*** Entries shown
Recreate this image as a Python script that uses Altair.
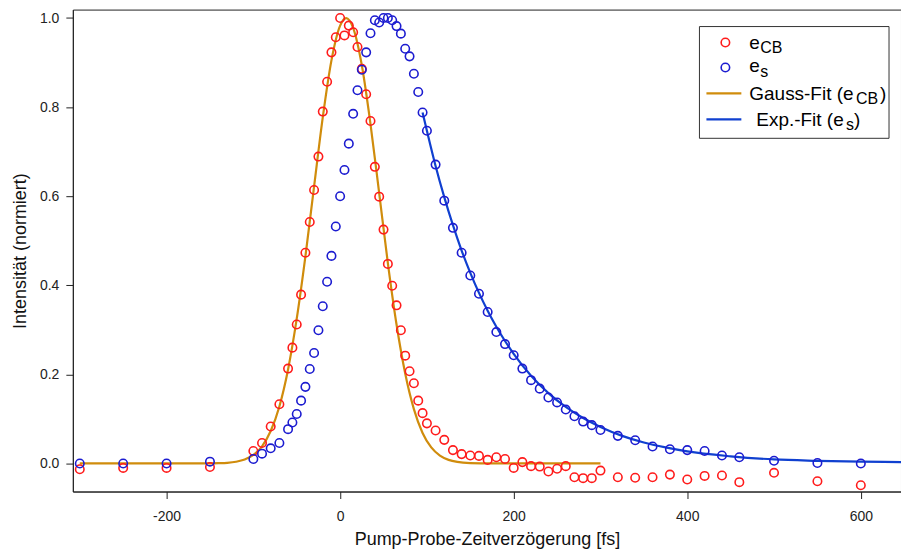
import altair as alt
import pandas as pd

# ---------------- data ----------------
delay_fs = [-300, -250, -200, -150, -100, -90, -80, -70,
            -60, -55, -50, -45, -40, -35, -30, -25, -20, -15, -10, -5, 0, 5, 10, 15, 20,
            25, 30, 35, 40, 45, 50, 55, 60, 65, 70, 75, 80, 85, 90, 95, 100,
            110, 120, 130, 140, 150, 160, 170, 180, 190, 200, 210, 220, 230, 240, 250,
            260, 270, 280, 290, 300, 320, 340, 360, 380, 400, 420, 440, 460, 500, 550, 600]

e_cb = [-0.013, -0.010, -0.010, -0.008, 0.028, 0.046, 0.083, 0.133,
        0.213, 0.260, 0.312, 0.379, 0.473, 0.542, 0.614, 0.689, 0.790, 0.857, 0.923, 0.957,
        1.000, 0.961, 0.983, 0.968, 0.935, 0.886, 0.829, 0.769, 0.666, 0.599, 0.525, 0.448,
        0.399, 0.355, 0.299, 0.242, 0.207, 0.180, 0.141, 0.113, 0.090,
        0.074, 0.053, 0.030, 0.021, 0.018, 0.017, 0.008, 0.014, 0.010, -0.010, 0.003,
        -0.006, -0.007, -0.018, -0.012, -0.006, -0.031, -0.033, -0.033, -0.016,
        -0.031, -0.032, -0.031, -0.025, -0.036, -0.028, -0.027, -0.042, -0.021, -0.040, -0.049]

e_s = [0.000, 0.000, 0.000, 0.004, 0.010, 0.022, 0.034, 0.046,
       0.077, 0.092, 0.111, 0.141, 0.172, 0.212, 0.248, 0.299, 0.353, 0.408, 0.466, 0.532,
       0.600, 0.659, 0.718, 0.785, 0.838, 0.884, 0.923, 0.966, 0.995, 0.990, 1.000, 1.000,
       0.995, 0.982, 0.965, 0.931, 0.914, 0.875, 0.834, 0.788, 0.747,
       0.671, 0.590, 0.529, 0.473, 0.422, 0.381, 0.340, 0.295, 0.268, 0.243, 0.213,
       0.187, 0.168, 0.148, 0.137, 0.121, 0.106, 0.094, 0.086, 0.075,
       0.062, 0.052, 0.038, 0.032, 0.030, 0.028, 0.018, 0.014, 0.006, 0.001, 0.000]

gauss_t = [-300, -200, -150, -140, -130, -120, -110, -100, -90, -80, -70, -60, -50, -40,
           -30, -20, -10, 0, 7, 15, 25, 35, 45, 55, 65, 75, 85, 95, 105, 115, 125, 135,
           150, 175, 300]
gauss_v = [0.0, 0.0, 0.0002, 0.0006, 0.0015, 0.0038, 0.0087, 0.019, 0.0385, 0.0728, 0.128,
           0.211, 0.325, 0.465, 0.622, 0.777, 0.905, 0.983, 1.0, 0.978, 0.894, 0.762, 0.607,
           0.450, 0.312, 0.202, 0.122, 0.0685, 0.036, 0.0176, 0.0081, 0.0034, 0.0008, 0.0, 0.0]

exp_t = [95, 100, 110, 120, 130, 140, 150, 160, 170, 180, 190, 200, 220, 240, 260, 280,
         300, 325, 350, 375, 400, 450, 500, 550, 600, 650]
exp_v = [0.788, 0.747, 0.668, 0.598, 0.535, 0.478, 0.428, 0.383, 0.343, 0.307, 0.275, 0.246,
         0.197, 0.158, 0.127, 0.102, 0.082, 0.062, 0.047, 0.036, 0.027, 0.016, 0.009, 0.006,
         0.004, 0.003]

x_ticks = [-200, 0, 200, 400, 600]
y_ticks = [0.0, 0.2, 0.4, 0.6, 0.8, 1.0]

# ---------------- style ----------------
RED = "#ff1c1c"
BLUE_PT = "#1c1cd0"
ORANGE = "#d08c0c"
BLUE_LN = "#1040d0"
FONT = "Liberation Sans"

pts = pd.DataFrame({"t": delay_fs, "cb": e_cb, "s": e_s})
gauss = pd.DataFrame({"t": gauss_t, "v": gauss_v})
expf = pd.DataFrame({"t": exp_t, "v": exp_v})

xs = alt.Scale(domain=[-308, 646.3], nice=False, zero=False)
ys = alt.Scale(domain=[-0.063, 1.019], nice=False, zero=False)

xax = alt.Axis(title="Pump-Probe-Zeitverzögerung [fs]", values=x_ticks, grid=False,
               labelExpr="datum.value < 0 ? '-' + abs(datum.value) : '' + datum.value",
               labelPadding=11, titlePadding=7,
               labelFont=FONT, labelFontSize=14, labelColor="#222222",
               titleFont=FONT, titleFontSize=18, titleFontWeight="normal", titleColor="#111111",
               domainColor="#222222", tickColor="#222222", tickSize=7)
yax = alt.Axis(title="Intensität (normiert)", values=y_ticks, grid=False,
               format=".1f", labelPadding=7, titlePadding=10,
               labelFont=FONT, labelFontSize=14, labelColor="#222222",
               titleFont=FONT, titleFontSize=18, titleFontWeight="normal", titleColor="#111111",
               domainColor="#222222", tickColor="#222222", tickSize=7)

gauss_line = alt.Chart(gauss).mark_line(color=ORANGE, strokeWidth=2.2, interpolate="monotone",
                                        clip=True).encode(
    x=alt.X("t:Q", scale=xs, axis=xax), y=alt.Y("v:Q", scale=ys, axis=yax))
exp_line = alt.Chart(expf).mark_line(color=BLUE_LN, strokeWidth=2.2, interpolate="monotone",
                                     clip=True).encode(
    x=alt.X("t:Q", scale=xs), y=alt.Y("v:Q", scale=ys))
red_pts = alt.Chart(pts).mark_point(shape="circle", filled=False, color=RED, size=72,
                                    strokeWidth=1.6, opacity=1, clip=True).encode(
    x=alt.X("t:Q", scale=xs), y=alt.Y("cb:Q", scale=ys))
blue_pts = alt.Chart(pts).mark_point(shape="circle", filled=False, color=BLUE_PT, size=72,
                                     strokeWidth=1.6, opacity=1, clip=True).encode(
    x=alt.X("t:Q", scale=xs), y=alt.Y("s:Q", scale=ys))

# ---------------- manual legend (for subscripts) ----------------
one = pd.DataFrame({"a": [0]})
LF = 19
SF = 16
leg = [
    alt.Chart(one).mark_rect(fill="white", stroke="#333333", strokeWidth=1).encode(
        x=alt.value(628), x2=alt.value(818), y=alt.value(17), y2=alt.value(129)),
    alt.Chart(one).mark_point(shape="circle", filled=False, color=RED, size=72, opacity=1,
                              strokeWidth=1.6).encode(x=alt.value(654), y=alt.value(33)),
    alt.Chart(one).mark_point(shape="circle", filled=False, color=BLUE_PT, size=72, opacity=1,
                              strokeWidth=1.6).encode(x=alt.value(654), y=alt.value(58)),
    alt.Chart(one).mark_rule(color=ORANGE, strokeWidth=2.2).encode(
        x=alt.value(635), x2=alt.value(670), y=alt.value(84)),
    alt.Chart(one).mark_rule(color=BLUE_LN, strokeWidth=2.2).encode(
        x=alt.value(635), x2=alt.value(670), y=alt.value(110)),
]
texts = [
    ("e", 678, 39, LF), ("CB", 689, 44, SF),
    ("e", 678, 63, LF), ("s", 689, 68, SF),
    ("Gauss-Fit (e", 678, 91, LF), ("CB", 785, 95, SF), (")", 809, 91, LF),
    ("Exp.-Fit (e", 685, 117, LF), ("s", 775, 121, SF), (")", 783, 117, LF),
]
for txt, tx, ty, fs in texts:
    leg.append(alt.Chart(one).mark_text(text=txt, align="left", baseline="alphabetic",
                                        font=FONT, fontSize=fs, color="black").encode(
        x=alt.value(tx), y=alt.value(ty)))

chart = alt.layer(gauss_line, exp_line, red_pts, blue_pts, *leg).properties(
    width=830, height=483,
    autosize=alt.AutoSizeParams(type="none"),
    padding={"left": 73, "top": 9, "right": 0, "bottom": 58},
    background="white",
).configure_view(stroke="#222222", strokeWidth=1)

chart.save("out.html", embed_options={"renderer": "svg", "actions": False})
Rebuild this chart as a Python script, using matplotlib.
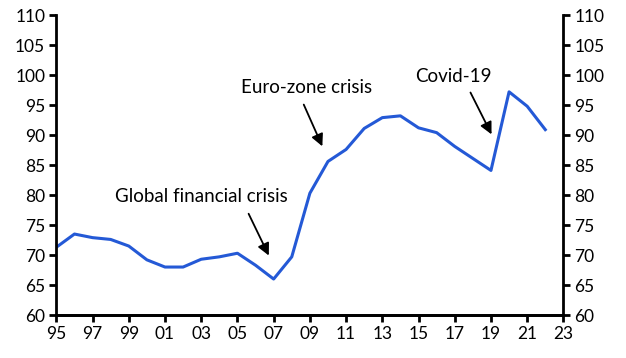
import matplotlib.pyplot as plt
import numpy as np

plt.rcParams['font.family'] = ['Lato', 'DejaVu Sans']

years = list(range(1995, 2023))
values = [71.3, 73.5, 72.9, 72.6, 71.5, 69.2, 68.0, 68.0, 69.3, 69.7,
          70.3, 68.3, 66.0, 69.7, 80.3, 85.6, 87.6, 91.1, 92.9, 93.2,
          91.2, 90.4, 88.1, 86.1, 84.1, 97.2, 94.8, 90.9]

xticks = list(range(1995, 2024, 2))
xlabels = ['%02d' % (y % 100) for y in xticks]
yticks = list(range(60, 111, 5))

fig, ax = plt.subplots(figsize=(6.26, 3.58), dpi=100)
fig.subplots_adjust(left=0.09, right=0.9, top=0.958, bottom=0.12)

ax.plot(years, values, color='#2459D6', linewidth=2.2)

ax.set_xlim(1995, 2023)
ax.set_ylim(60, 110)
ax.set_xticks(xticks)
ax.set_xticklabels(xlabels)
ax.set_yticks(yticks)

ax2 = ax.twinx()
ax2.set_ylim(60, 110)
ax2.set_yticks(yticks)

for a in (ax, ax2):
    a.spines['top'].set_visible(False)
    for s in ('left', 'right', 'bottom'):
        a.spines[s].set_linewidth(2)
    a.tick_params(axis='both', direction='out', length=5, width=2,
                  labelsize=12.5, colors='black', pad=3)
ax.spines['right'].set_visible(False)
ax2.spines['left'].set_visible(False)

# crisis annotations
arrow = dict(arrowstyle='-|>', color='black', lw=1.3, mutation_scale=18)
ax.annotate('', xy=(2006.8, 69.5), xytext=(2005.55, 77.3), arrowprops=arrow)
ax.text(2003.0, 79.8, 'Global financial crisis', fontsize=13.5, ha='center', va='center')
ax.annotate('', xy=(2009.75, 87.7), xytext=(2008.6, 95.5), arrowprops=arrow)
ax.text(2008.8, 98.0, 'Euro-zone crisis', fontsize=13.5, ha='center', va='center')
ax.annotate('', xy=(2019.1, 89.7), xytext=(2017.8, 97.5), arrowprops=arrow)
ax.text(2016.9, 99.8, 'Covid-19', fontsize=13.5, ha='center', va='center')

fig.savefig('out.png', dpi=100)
******
* **Work to complete**
Omit the pictures, then repeat exactly each line from the beginning of the listing through the line with "0.0008, 0.0, 0.0]".

* **Full output**
Recreate this image as a Python script that uses Altair.
import altair as alt
import pandas as pd

# ---------------- data ----------------
delay_fs = [-300, -250, -200, -150, -100, -90, -80, -70,
            -60, -55, -50, -45, -40, -35, -30, -25, -20, -15, -10, -5, 0, 5, 10, 15, 20,
            25, 30, 35, 40, 45, 50, 55, 60, 65, 70, 75, 80, 85, 90, 95, 100,
            110, 120, 130, 140, 150, 160, 170, 180, 190, 200, 210, 220, 230, 240, 250,
            260, 270, 280, 290, 300, 320, 340, 360, 380, 400, 420, 440, 460, 500, 550, 600]

e_cb = [-0.013, -0.010, -0.010, -0.008, 0.028, 0.046, 0.083, 0.133,
        0.213, 0.260, 0.312, 0.379, 0.473, 0.542, 0.614, 0.689, 0.790, 0.857, 0.923, 0.957,
        1.000, 0.961, 0.983, 0.968, 0.935, 0.886, 0.829, 0.769, 0.666, 0.599, 0.525, 0.448,
        0.399, 0.355, 0.299, 0.242, 0.207, 0.180, 0.141, 0.113, 0.090,
        0.074, 0.053, 0.030, 0.021, 0.018, 0.017, 0.008, 0.014, 0.010, -0.010, 0.003,
        -0.006, -0.007, -0.018, -0.012, -0.006, -0.031, -0.033, -0.033, -0.016,
        -0.031, -0.032, -0.031, -0.025, -0.036, -0.028, -0.027, -0.042, -0.021, -0.040, -0.049]

e_s = [0.000, 0.000, 0.000, 0.004, 0.010, 0.022, 0.034, 0.046,
       0.077, 0.092, 0.111, 0.141, 0.172, 0.212, 0.248, 0.299, 0.353, 0.408, 0.466, 0.532,
       0.600, 0.659, 0.718, 0.785, 0.838, 0.884, 0.923, 0.966, 0.995, 0.990, 1.000, 1.000,
       0.995, 0.982, 0.965, 0.931, 0.914, 0.875, 0.834, 0.788, 0.747,
       0.671, 0.590, 0.529, 0.473, 0.422, 0.381, 0.340, 0.295, 0.268, 0.243, 0.213,
       0.187, 0.168, 0.148, 0.137, 0.121, 0.106, 0.094, 0.086, 0.075,
       0.062, 0.052, 0.038, 0.032, 0.030, 0.028, 0.018, 0.014, 0.006, 0.001, 0.000]

gauss_t = [-300, -200, -150, -140, -130, -120, -110, -100, -90, -80, -70, -60, -50, -40,
           -30, -20, -10, 0, 7, 15, 25, 35, 45, 55, 65, 75, 85, 95, 105, 115, 125, 135,
           150, 175, 300]
gauss_v = [0.0, 0.0, 0.0002, 0.0006, 0.0015, 0.0038, 0.0087, 0.019, 0.0385, 0.0728, 0.128,
           0.211, 0.325, 0.465, 0.622, 0.777, 0.905, 0.983, 1.0, 0.978, 0.894, 0.762, 0.607,
           0.450, 0.312, 0.202, 0.122, 0.0685, 0.036, 0.0176, 0.0081, 0.0034, 0.0008, 0.0, 0.0]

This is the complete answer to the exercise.